Existential Generalizations

Funeral For Future Joshes

I often have two dreams, back-to-back.

In the first, I’m four years old. Everyone, in a packed room, is looking at me and the two empty seats next to me.

“Just choose two people,” a voice says, seeming to vibrate through my skull. Three best friends. Two open seats. Three best friends. Two open seats. Three best friends. Two open seats. I leave my birthday party and sit outside alone, on a staircase. This is my earliest memory.

In the second, I am on a kayak, slowly proceeding through a muddy river, approaching a spike-covered tree resembling the titular throne in “Game of Thrones.”

The water to the right of the tree seems too shallow for my bright blue vessel, while the area to the left is laden with green sludge, so I approach the tree, admiring its texture, its color, until I wake up, angry at my indecision in both instances.

Fall, in general, seems to echo these two dreams. As the school year starts, we live in a world with infinite choices and finite time and mental energy. I know I’ve spent hours testing different configurations of classes, clubs, and general guides to life, all of which seem to narrow by June.

Now, as a senior, I am tackling a lot more choices, which in my mind, are the worst choices. College choices. Everything, from where and whether to apply early, to which of my too many common app essays to refine and which to scrap, to where every single comma should be placed or replaced.

As I take schools, essays, and punctuations off the table, I feel in a very real way that I’m taking away some hypothetical future me’s, who decrease in number by the second.

I’m always worried that the happiest Joshes have been gone for a while, maybe since four year old me ran out of his birthday party.

But then I ask myself a question: What does it mean to say one future version of me is better than another version? More specifically, what metric should I or anyone use? How can the versions be compared?  For example, would it be possible to say that the version of me who chose to apply to College X will be better than the version of me who chose not to apply to College X?

Of course we can’t make perfect predictions, but let’s imagine we have sophisticated enough models that do let us make those sorts of predictions.

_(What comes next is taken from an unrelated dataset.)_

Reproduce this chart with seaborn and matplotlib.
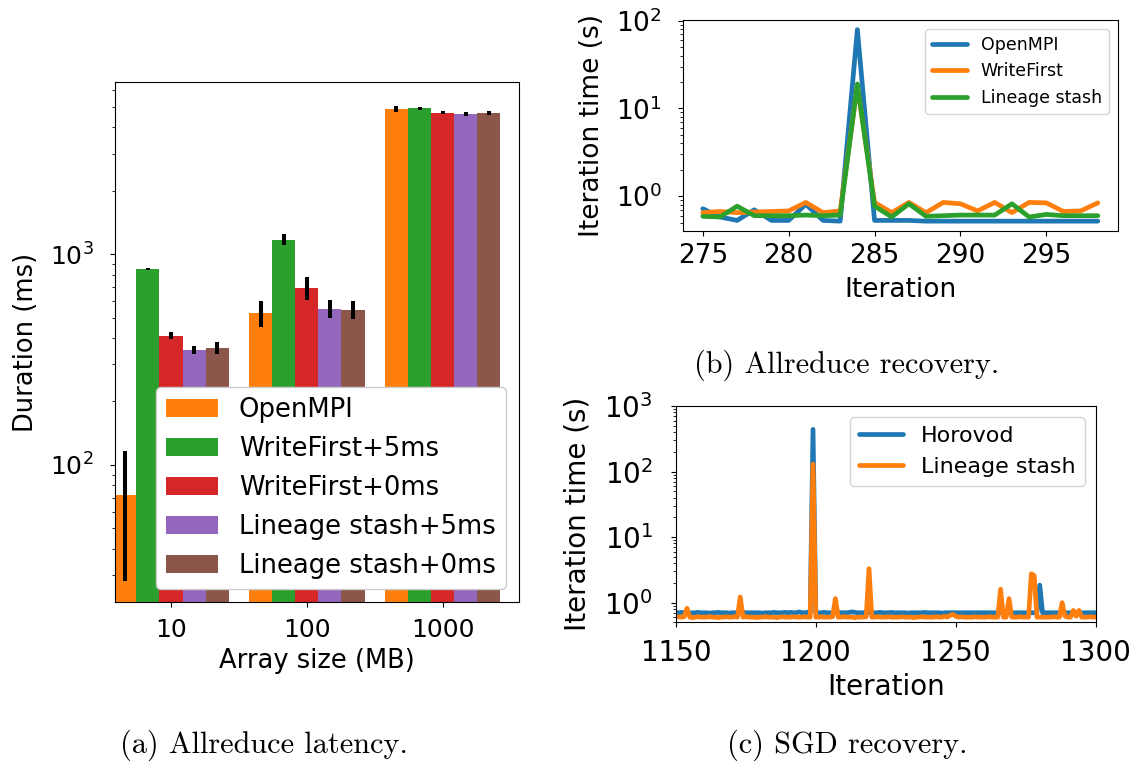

Here’s the issue we’ll run into: concepts like “good” only make sense concretely when one is looking at the past. In the words of my favorite philosopher, Kierkegaard, “Life can only be understood backwards but must be lived forwards.” We can reflect on the past because the past is finished, giving us a natural reference point––the present––and allowing us to say, “x was good,” which really means “x was good according to now.”

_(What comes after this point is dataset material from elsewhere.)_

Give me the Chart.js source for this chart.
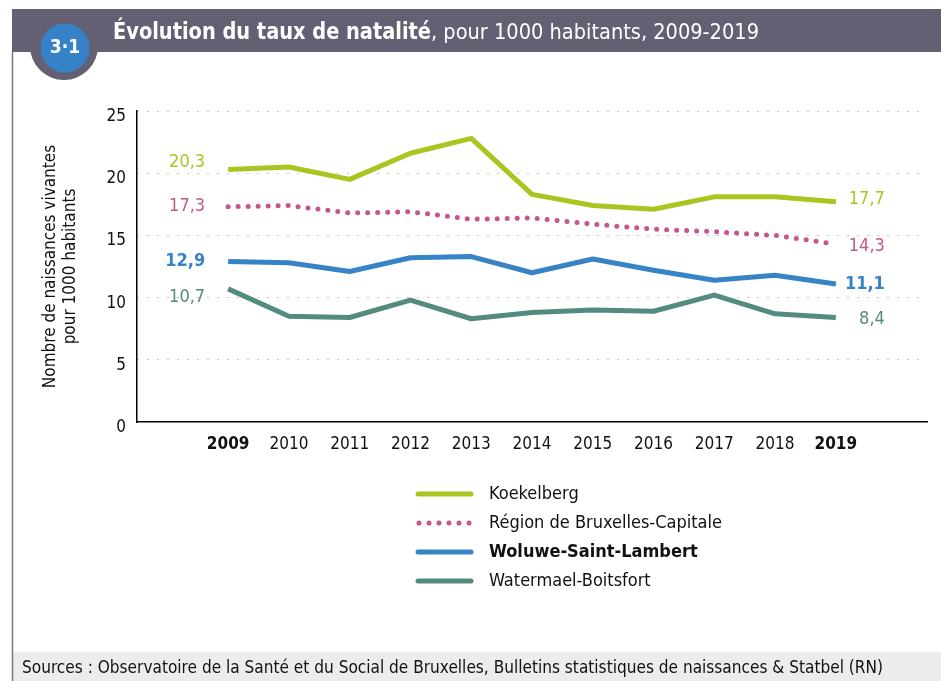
<!DOCTYPE html>
<html>
<head>
<meta charset="utf-8">
<script src="https://cdn.jsdelivr.net/npm/chart.js@4.4.1/dist/chart.umd.min.js"></script>
<style>
  html, body { margin: 0; padding: 0; background: #fff; }
  #wrap { width: 941px; height: 681px; }
</style>
</head>
<body>
<div id="wrap"><canvas id="natalite"></canvas></div>
<script>
// data
const years = [2009, 2010, 2011, 2012, 2013, 2014, 2015, 2016, 2017, 2018, 2019];
const koekelberg = [20.3, 20.5, 19.5, 21.6, 22.8, 18.3, 17.4, 17.1, 18.1, 18.1, 17.7];
const bruxelles = [17.3, 17.4, 16.8, 16.9, 16.3, 16.4, 15.9, 15.5, 15.3, 15.0, 14.3];
const woluwe = [12.9, 12.8, 12.1, 13.2, 13.3, 12.0, 13.1, 12.2, 11.4, 11.8, 11.1];
const watermael = [10.7, 8.5, 8.4, 9.8, 8.3, 8.8, 9.0, 8.9, 10.2, 8.7, 8.4];
const seriesNames = ['Koekelberg', 'Région de Bruxelles-Capitale', 'Woluwe-Saint-Lambert', 'Watermael-Boitsfort'];
const yTicks = [0, 5, 10, 15, 20, 25];

const FONT = "'Liberation Sans Narrow', 'DejaVu Sans Condensed', 'Arial Narrow', sans-serif";

function pts(vals) {
    return years.map((y, i) => ({ x: y, y: vals[i] }));
}
function fmt(v) {
    return v.toFixed(1).replace('.', ',');
}

const datasets = [
    { label: seriesNames[0], data: pts(koekelberg), borderColor: '#a9c520', borderWidth: 5, bold: false, dyStart: -7, dyEnd: -2 },
    { label: seriesNames[1], data: pts(bruxelles), borderColor: '#c4568b', borderWidth: 5, borderDash: [0, 10], borderCapStyle: 'round', bold: false, dyStart: 0, dyEnd: 2 },
    { label: seriesNames[2], data: pts(woluwe), borderColor: '#3683c6', borderWidth: 5, bold: true, dyStart: 0, dyEnd: 0 },
    { label: seriesNames[3], data: pts(watermael), borderColor: '#548b7f', borderWidth: 5, bold: false, dyStart: 8, dyEnd: 2 }
];
datasets.forEach(d => {
    d.pointRadius = 0;
    d.tension = 0;
    d.fill = false;
    d.borderJoinStyle = 'round';
});

// draws the frame, title, value labels, legend and footer
const decor = {
    id: 'decor',
    beforeDraw(chart) {
        const c = chart.ctx;
        c.save();
        c.fillStyle = '#fff';
        c.fillRect(0, 0, chart.width, chart.height);
        // header band
        c.fillStyle = '#646073';
        c.fillRect(12, 9, chart.width - 12, 43);
        // footer band
        c.fillStyle = '#ececec';
        c.fillRect(12, 652, chart.width - 12, chart.height - 652);
        // left border
        c.strokeStyle = '#7a7688';
        c.lineWidth = 1.5;
        c.beginPath();
        c.moveTo(12.5, 52);
        c.lineTo(12.5, chart.height);
        c.stroke();
        c.restore();
    },
    afterDraw(chart) {
        const c = chart.ctx;
        c.save();
        // badge
        c.fillStyle = '#646073';
        c.beginPath();
        c.arc(64, 46, 34, 0, Math.PI * 2);
        c.fill();
        c.fillStyle = '#3582c6';
        c.beginPath();
        c.arc(65, 48, 24.5, 0, Math.PI * 2);
        c.fill();
        c.fillStyle = '#fff';
        c.font = "bold 19px " + FONT;
        c.textAlign = 'center';
        c.textBaseline = 'middle';
        c.fillText('3·1', 65, 48);

        // title, fitted to the original widths
        c.textAlign = 'left';
        c.textBaseline = 'alphabetic';
        const fitText = (txt, x, y, w, font) => {
            c.font = font;
            const m = c.measureText(txt).width;
            c.save();
            c.translate(x, y);
            c.scale(w / m, 1);
            c.fillText(txt, 0, 0);
            c.restore();
        };
        c.fillStyle = '#fff';
        fitText('Évolution du taux de natalité', 113, 39, 318, "bold 23px " + FONT);
        fitText(', pour 1000 habitants, 2009-2019', 431, 39, 328, "22px " + FONT);

        // value labels at both ends
        const xs = chart.scales.x, ys = chart.scales.y;
        c.textBaseline = 'middle';
        chart.data.datasets.forEach(d => {
            const first = d.data[0], last = d.data[d.data.length - 1];
            c.fillStyle = d.borderColor;
            c.font = (d.bold ? 'bold ' : '') + "18px " + FONT;
            c.textAlign = 'right';
            c.fillText(fmt(first.y), xs.getPixelForValue(first.x) - 23, ys.getPixelForValue(first.y) + d.dyStart);
            c.fillText(fmt(last.y), xs.getPixelForValue(last.x) + 49, ys.getPixelForValue(last.y) + d.dyEnd);
        });

        // legend
        chart.data.datasets.forEach((d, i) => {
            const y = 494 + i * 29;
            c.strokeStyle = d.borderColor;
            c.lineWidth = d.borderWidth;
            c.lineCap = 'round';
            c.setLineDash(d.borderDash || []);
            c.beginPath();
            c.moveTo(d.borderDash ? 419 : 418, y);
            c.lineTo(471, y);
            c.stroke();
            c.setLineDash([]);
            c.fillStyle = '#111';
            c.font = (d.bold ? 'bold ' : '') + "18px " + FONT;
            c.textAlign = 'left';
            c.fillText(d.label, 489, y);
        });

        // source line
        c.fillStyle = '#111';
        c.textBaseline = 'middle';
        fitText('Sources : Observatoire de la Santé et du Social de Bruxelles, Bulletins statistiques de naissances & Statbel (RN)', 22, 669, 861, "17px " + FONT);
        c.restore();
    }
};

const canvas = document.getElementById('natalite');
canvas.width = 941;
canvas.height = 681;

new Chart(canvas.getContext('2d'), {
    type: 'line',
    data: { datasets: datasets },
    options: {
        responsive: false,
        animation: false,
        layout: { padding: { top: 111, right: 14, bottom: 219, left: 0 } },
        plugins: {
            legend: { display: false },
            tooltip: { enabled: false }
        },
        scales: {
            x: {
                type: 'linear',
                min: 2007.5,
                max: 2020.5,
                afterBuildTicks: s => { s.ticks = years.map(v => ({ value: v })); },
                afterFit: s => { s.height = 40; },
                grid: { display: false },
                border: { display: true, color: '#000', width: 1.5 },
                ticks: {
                    autoSkip: false,
                    maxRotation: 0,
                    padding: 4,
                    color: '#111',
                    callback: v => String(v),
                    font: ctx => ({
                        family: FONT,
                        size: 17,
                        weight: (ctx.tick && (ctx.tick.value === years[0] || ctx.tick.value === years[years.length - 1])) ? 'bold' : 'normal'
                    })
                }
            },
            y: {
                min: 0,
                max: 25,
                afterBuildTicks: s => { s.ticks = yTicks.map(v => ({ value: v })); },
                afterFit: s => { s.width = 137; },
                grid: {
                    color: ctx => (ctx.tick && ctx.tick.value === 0) ? 'rgba(0,0,0,0)' : '#8a8a8a',
                    lineWidth: 1,
                    drawTicks: false
                },
                border: { display: true, color: '#000', width: 1.5, dash: [1, 9] },
                ticks: {
                    padding: 11,
                    color: '#111',
                    // empty first line pushes the number a few pixels below its gridline, as in the original
                    callback: v => ['', String(v)],
                    font: { family: FONT, size: 17, lineHeight: '11px' }
                },
                title: {
                    display: true,
                    text: ['Nombre de naissances vivantes', 'pour 1000 habitants'],
                    color: '#111',
                    font: { family: FONT, size: 17, lineHeight: 1.2 },
                    padding: { top: 40, bottom: 0 }
                }
            }
        }
    },
    plugins: [decor]
});
</script>
</body>
</html>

But the future extends infinitely, meaning there’s no natural stopping point. Ergo, it doesn’t really make sense to say, “x will be good”––because there’s no point of evaluation. I could say, “x will be good when I die,” providing an arbitrary stopping point for reflection, but if I care about all time equally, which I personally do, then there never is a stopping point for evaluation.

Nevertheless, we can make inferences about general trends. That’s what allows us to answer the question whether we should eat yogurt or salad for lunch. But for big, complicated questions, we can’t really make those sorts of inferences.

This means that when applying to college, choosing classes, and doing countless other intricacies, we should just release the pressure. We should understand that the choices we make will make us the people we will become but will not make the universe better or worse, at least not in ways we can comprehend.

With this in mind, we ought to go forward, not striving for optimality, not competing against ourselves or anyone else. Instead, our intuition, our inferences should be our only guides as we paddle through muddy rivers towards trees, chairs, and college.